# Exercise requirements
Copy from the first line below down to and including the line with "import * as". Skip the pictures.

# Given information
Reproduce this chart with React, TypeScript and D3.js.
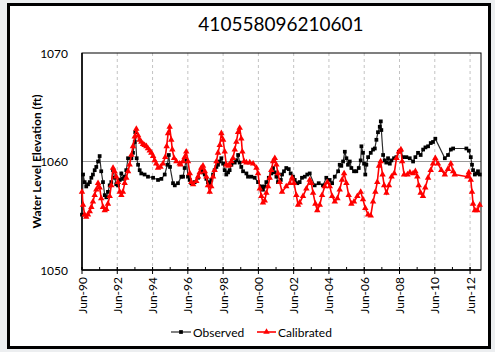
import React from "react";
import * as d3 from "d3";

// Decimal years for each sample, and water level elevation (ft)
const obsYears = [
  1990.45, 1990.51, 1990.6, 1990.69, 1990.79, 1990.89, 1990.98, 1991.07, 1991.17, 1991.26,
  1991.36, 1991.45, 1991.54, 1991.64, 1991.74, 1991.83, 1991.92, 1992.02, 1992.11, 1992.21,
  1992.3, 1992.39, 1992.49, 1992.59, 1992.68, 1992.77, 1992.87, 1992.96, 1993.06, 1993.25,
  1993.34, 1993.44, 1993.47, 1993.55, 1993.63, 1993.72, 1993.81, 1994.0, 1994.19, 1994.48,
  1994.76, 1994.95, 1995.14, 1995.29, 1995.37, 1995.44, 1995.61, 1995.71, 1995.89, 1996.08,
  1996.18, 1996.27, 1996.36, 1996.46, 1996.56, 1996.65, 1996.84, 1997.03, 1997.21, 1997.31,
  1997.41, 1997.5, 1997.59, 1997.69, 1997.78, 1997.88, 1997.97, 1998.07, 1998.16, 1998.26,
  1998.35, 1998.45, 1998.54, 1998.63, 1998.73, 1998.82, 1998.92, 1999.11, 1999.2, 1999.3,
  1999.39, 1999.48, 1999.58, 1999.77, 1999.86, 2000.05, 2000.24, 2000.43, 2000.62, 2000.71,
  2000.81, 2000.9, 2001.04, 2001.18, 2001.28, 2001.38, 2001.47, 2001.56, 2001.72, 2001.79,
  2001.9, 2002.03, 2002.17, 2002.28, 2002.41, 2002.51, 2002.66, 2002.79, 2002.92, 2003.08,
  2003.22, 2003.36, 2003.64, 2003.87, 2004.11, 2004.3, 2004.49, 2004.63, 2004.78, 2004.97,
  2005.06, 2005.15, 2005.25, 2005.35, 2005.44, 2005.53, 2005.63, 2005.72, 2005.87, 2006.0,
  2006.14, 2006.25, 2006.29, 2006.38, 2006.44, 2006.51, 2006.57, 2006.67, 2006.82, 2006.95,
  2007.05, 2007.14, 2007.23, 2007.33, 2007.39, 2007.42, 2007.52, 2007.61, 2007.7, 2007.8,
  2007.9, 2007.99, 2008.14, 2008.27, 2008.41, 2008.52, 2008.65, 2008.84, 2009.03, 2009.22,
  2009.35, 2009.5, 2009.65, 2009.79, 2009.92, 2010.07, 2010.22, 2010.35, 2010.48, 2011.02,
  2011.2, 2011.36, 2011.49, 2012.24, 2012.38, 2012.49, 2012.56, 2012.62, 2012.72, 2012.81,
  2012.9, 2013.0,
];
const obsValues = [
  1055.1, 1058.8, 1058.1, 1057.7, 1057.9, 1058.1, 1058.5, 1058.8, 1059.2, 1059.5,
  1060.0, 1060.5, 1059.1, 1058.1, 1056.9, 1056.7, 1057.2, 1057.8, 1058.1, 1059.2,
  1058.5, 1057.9, 1057.8, 1058.3, 1058.9, 1058.4, 1058.6, 1059.2, 1060.3, 1060.3,
  1060.8, 1061.8, 1062.7, 1060.3, 1059.7, 1059.2, 1058.9, 1058.8, 1058.6, 1058.5,
  1058.3, 1058.4, 1058.8, 1059.7, 1060.6, 1059.5, 1058.0, 1057.8, 1058.0, 1058.6,
  1058.6, 1059.4, 1060.2, 1058.6, 1058.3, 1058.0, 1058.1, 1058.5, 1059.2, 1059.0,
  1058.8, 1058.4, 1058.1, 1058.0, 1058.3, 1058.8, 1059.2, 1059.5, 1059.7, 1060.0,
  1060.3, 1059.8, 1059.2, 1058.8, 1059.0, 1059.2, 1059.7, 1059.9, 1060.1, 1060.6,
  1059.9, 1059.5, 1059.1, 1058.9, 1058.6, 1058.6, 1058.5, 1058.1, 1057.7, 1057.4,
  1057.7, 1058.1, 1058.5, 1058.9, 1059.4, 1059.0, 1058.6, 1058.1, 1058.3, 1058.8,
  1059.1, 1059.4, 1059.3, 1058.9, 1058.6, 1058.3, 1058.0, 1058.1, 1058.5, 1058.6,
  1058.8, 1058.9, 1057.8, 1058.0, 1057.8, 1058.5, 1058.3, 1058.0, 1058.6, 1059.1,
  1059.7, 1059.6, 1060.0, 1060.9, 1060.3, 1059.7, 1060.0, 1059.4, 1059.1, 1059.1,
  1059.4, 1060.1, 1061.4, 1060.8, 1059.8, 1058.8, 1059.7, 1060.4, 1060.8, 1061.1,
  1061.2, 1062.0, 1062.7, 1063.2, 1063.7, 1062.9, 1060.6, 1060.1, 1059.9, 1060.3,
  1059.8, 1060.1, 1060.3, 1060.4, 1060.9, 1061.0, 1060.4, 1060.4, 1060.3, 1060.0,
  1060.4, 1060.8, 1060.6, 1061.1, 1061.3, 1061.4, 1061.7, 1061.8, 1062.1, 1060.3,
  1060.6, 1061.1, 1061.2, 1061.2, 1061.0, 1060.4, 1059.7, 1059.2, 1058.8, 1058.9,
  1059.1, 1058.8,
];

const calYears = [
  1990.45, 1990.51, 1990.6, 1990.69, 1990.79, 1990.89, 1990.98, 1991.07, 1991.17, 1991.26,
  1991.36, 1991.45, 1991.54, 1991.64, 1991.74, 1991.83, 1991.92, 1992.02, 1992.11, 1992.21,
  1992.3, 1992.39, 1992.49, 1992.59, 1992.68, 1992.77, 1992.87, 1992.96, 1993.06, 1993.15,
  1993.25, 1993.34, 1993.44, 1993.53, 1993.63, 1993.72, 1993.81, 1993.91, 1994.0, 1994.1,
  1994.19, 1994.29, 1994.38, 1994.48, 1994.57, 1994.66, 1994.76, 1994.9, 1995.04, 1995.17,
  1995.25, 1995.33, 1995.42, 1995.51, 1995.57, 1995.67, 1995.8, 1995.99, 1996.04, 1996.17,
  1996.27, 1996.36, 1996.46, 1996.56, 1996.65, 1996.75, 1996.93, 1997.03, 1997.12, 1997.21,
  1997.31, 1997.41, 1997.5, 1997.59, 1997.69, 1997.78, 1997.88, 1997.97, 1998.07, 1998.16,
  1998.26, 1998.35, 1998.45, 1998.54, 1998.63, 1998.73, 1998.82, 1998.92, 1999.01, 1999.11,
  1999.2, 1999.3, 1999.39, 1999.48, 1999.54, 1999.64, 1999.77, 1999.96, 2000.15, 2000.34,
  2000.43, 2000.53, 2000.62, 2000.71, 2000.81, 2000.9, 2001.0, 2001.09, 2001.18, 2001.28,
  2001.38, 2001.47, 2001.56, 2001.66, 2001.79, 2002.03, 2002.23, 2002.36, 2002.47, 2002.6,
  2002.7, 2002.79, 2002.98, 2003.17, 2003.36, 2003.45, 2003.55, 2003.68, 2003.79, 2003.93,
  2004.06, 2004.21, 2004.36, 2004.5, 2004.63, 2004.78, 2004.93, 2005.06, 2005.19, 2005.31,
  2005.44, 2005.57, 2005.72, 2005.87, 2006.06, 2006.25, 2006.38, 2006.51, 2006.67, 2006.82,
  2006.95, 2007.08, 2007.19, 2007.29, 2007.38, 2007.49, 2007.58, 2007.71, 2007.85, 2008.0,
  2008.15, 2008.28, 2008.42, 2008.53, 2008.6, 2008.71, 2008.9, 2009.04, 2009.22, 2009.35,
  2009.46, 2009.54, 2009.65, 2009.78, 2009.91, 2010.07, 2010.22, 2010.35, 2010.48, 2010.63,
  2010.82, 2011.02, 2011.2, 2011.36, 2011.49, 2011.58, 2012.3, 2012.38, 2012.49, 2012.56,
  2012.62, 2012.72, 2012.86, 2013.0,
];
const calValues = [
  1057.2, 1056.0, 1055.1, 1054.9, 1055.1, 1055.4, 1055.8, 1056.3, 1056.9, 1057.4,
  1058.0, 1057.6, 1056.6, 1055.8, 1055.5, 1055.6, 1056.1, 1056.8, 1057.8, 1059.4,
  1059.1, 1058.6, 1058.1, 1057.2, 1056.9, 1057.2, 1058.0, 1058.5, 1059.1, 1059.7,
  1060.6, 1061.4, 1062.3, 1063.0, 1062.4, 1062.0, 1061.8, 1061.6, 1061.5, 1061.4,
  1061.2, 1061.0, 1060.8, 1060.5, 1060.1, 1059.8, 1059.4, 1059.5, 1059.8, 1060.4,
  1061.4, 1062.6, 1063.2, 1062.0, 1061.1, 1060.3, 1060.0, 1059.8, 1059.7, 1060.0,
  1060.4, 1060.9, 1060.0, 1058.9, 1058.1, 1057.9, 1058.2, 1058.6, 1059.0, 1059.4,
  1059.6, 1059.1, 1058.6, 1057.8, 1057.2, 1057.7, 1058.6, 1059.2, 1060.0, 1060.8,
  1061.5, 1062.6, 1062.0, 1060.9, 1059.7, 1059.6, 1059.7, 1060.0, 1060.3, 1061.1,
  1061.8, 1062.7, 1063.1, 1062.1, 1060.9, 1060.0, 1059.9, 1059.9, 1059.8, 1059.4,
  1058.9, 1057.5, 1056.8, 1056.2, 1056.4, 1057.1, 1057.7, 1058.5, 1059.2, 1060.0,
  1060.3, 1059.7, 1058.9, 1058.1, 1057.2, 1057.7, 1058.0, 1058.5, 1058.0, 1056.9,
  1056.0, 1056.2, 1056.8, 1057.5, 1058.3, 1058.0, 1057.1, 1056.1, 1055.5, 1056.0,
  1056.9, 1057.7, 1058.1, 1057.7, 1056.8, 1056.3, 1056.6, 1057.4, 1058.3, 1058.9,
  1058.0, 1056.9, 1056.1, 1056.3, 1056.8, 1057.2, 1056.5, 1055.7, 1055.1, 1055.0,
  1056.3, 1057.2, 1058.1, 1059.6, 1060.0, 1058.8, 1057.8, 1057.1, 1057.8, 1058.6,
  1058.9, 1060.3, 1060.9, 1061.1, 1060.0, 1058.8, 1058.8, 1059.0, 1058.9, 1059.1,
  1058.6, 1057.8, 1057.1, 1056.8, 1057.6, 1058.5, 1059.2, 1059.8, 1060.3, 1059.8,
  1059.2, 1058.8, 1059.3, 1059.8, 1059.1, 1058.8, 1058.6, 1059.0, 1058.3, 1057.2,
  1056.1, 1055.5, 1055.5, 1056.0,
];

const xTickLabels = [
  "Jun-90", "Jun-92", "Jun-94", "Jun-96", "Jun-98", "Jun-00",
  "Jun-02", "Jun-04", "Jun-06", "Jun-08", "Jun-10", "Jun-12",
];
const yTickValues = [1050, 1060, 1070];
const title = "410558096210601";
const yLabel = "Water Level Elevation (ft)";
const seriesNames = ["Observed", "Calibrated"];

const W = 495;
const H = 352;
const FONT = "Lato, 'Liberation Sans', sans-serif";

export default function App() {
  const left = 82;
  const right = 481;
  const top = 53;
  const bottom = 270;
  const startYear = 1990.45;
  const x = d3.scaleLinear().domain([startYear, 2013.07]).range([left, right]);
  const y = d3.scaleLinear().domain([1050, 1070]).range([bottom, top]);

  const obs = obsYears.map((t, i) => [t, obsValues[i]] as [number, number]);
  const cal = calYears.map((t, i) => [t, calValues[i]] as [number, number]);
  const line = d3
    .line<[number, number]>()
    .x((d) => x(d[0]))
    .y((d) => y(d[1]));

  const majorYears = xTickLabels.map((_, i) => startYear + 2 * i);
  const minorYears = d3.range(0, 23).map((k) => startYear + k);
  const tri = d3.symbol().type(d3.symbolTriangle).size(18)() as string;
  const sq = d3.symbol().type(d3.symbolSquare).size(14)() as string;

  return (
    <svg
      width={W}
      height={H}
      style={{ position: "fixed", left: 0, top: 0, display: "block" }}
      fontFamily={FONT}
    >
      <rect x={0} y={0} width={W} height={H} fill="#eceef0" />
      <rect x={8.5} y={4.5} width={481} height={343} fill="#ffffff" stroke="#000" strokeWidth={3} />

      <text x={281} y={31} textAnchor="middle" fontSize={19} fill="#000">
        {title}
      </text>

      {/* vertical dashed grid */}
      {majorYears.slice(1).map((t, i) => (
        <line
          key={"vg" + i}
          x1={x(t)}
          x2={x(t)}
          y1={top}
          y2={bottom}
          stroke="#b4b4b4"
          strokeWidth={0.8}
          strokeDasharray="3,3"
        />
      ))}
      {/* horizontal grid at 1060 */}
      <line x1={left} x2={right} y1={y(1060)} y2={y(1060)} stroke="#9a9a9a" strokeWidth={1} />

      {/* plot border */}
      <rect x={left} y={top} width={right - left} height={bottom - top} fill="none" stroke="#000" strokeWidth={1} />
      <line x1={left} x2={left} y1={top} y2={bottom} stroke="#000" strokeWidth={1.5} />
      <line x1={left} x2={right} y1={bottom} y2={bottom} stroke="#000" strokeWidth={1.5} />

      {/* x ticks */}
      {minorYears.map((t, i) => (
        <line key={"mt" + i} x1={x(t)} x2={x(t)} y1={bottom - 3} y2={bottom} stroke="#000" strokeWidth={1} />
      ))}
      {majorYears.map((t, i) => (
        <line key={"Mt" + i} x1={x(t)} x2={x(t)} y1={bottom - 3} y2={bottom + 4} stroke="#000" strokeWidth={1} />
      ))}
      {majorYears.map((t, i) => (
        <text
          key={"xl" + i}
          transform={`translate(${x(t)},${bottom + 7}) rotate(-90)`}
          textAnchor="end"
          dominantBaseline="central"
          fontSize={12}
          fill="#000"
        >
          {xTickLabels[i]}
        </text>
      ))}

      {/* y tick labels */}
      {yTickValues.map((v) => (
        <text key={"yl" + v} x={68} y={y(v)} textAnchor="end" dominantBaseline="central" fontSize={12} fill="#000">
          {v}
        </text>
      ))}
      <text
        transform={`translate(36,${(top + bottom) / 2}) rotate(-90)`}
        textAnchor="middle"
        dominantBaseline="central"
        fontSize={12}
        fontWeight="bold"
        fill="#000"
      >
        {yLabel}
      </text>

      {/* Observed */}
      <path d={line(obs) as string} fill="none" stroke="#2e2e2e" strokeWidth={1.2} />
      {obs.map((d, i) => (
        <path key={"o" + i} d={sq} transform={`translate(${x(d[0])},${y(d[1])})`} fill="#000" />
      ))}
      {/* Calibrated */}
      <path d={line(cal) as string} fill="none" stroke="#ff0000" strokeWidth={1.6} />
      {cal.map((d, i) => (
        <path key={"c" + i} d={tri} transform={`translate(${x(d[0])},${y(d[1])})`} fill="#ff0000" />
      ))}

      {/* legend */}
      <g>
        <line x1={171} x2={191} y1={332} y2={332} stroke="#2e2e2e" strokeWidth={1.2} />
        <path d={sq} transform="translate(181,332)" fill="#000" />
        <text x={193} y={332} dominantBaseline="central" fontSize={12} fill="#000">
          {seriesNames[0]}
        </text>
        <line x1={257} x2={276} y1={332} y2={332} stroke="#ff0000" strokeWidth={1.6} />
        <path d={tri} transform="translate(266.5,332)" fill="#ff0000" />
        <text x={278} y={332} dominantBaseline="central" fontSize={12} fill="#000">
          {seriesNames[1]}
        </text>
      </g>
    </svg>
  );
}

# Answer to the exercise
Reproduce this chart with React, TypeScript and D3.js.
import React from "react";
import * as d3 from "d3";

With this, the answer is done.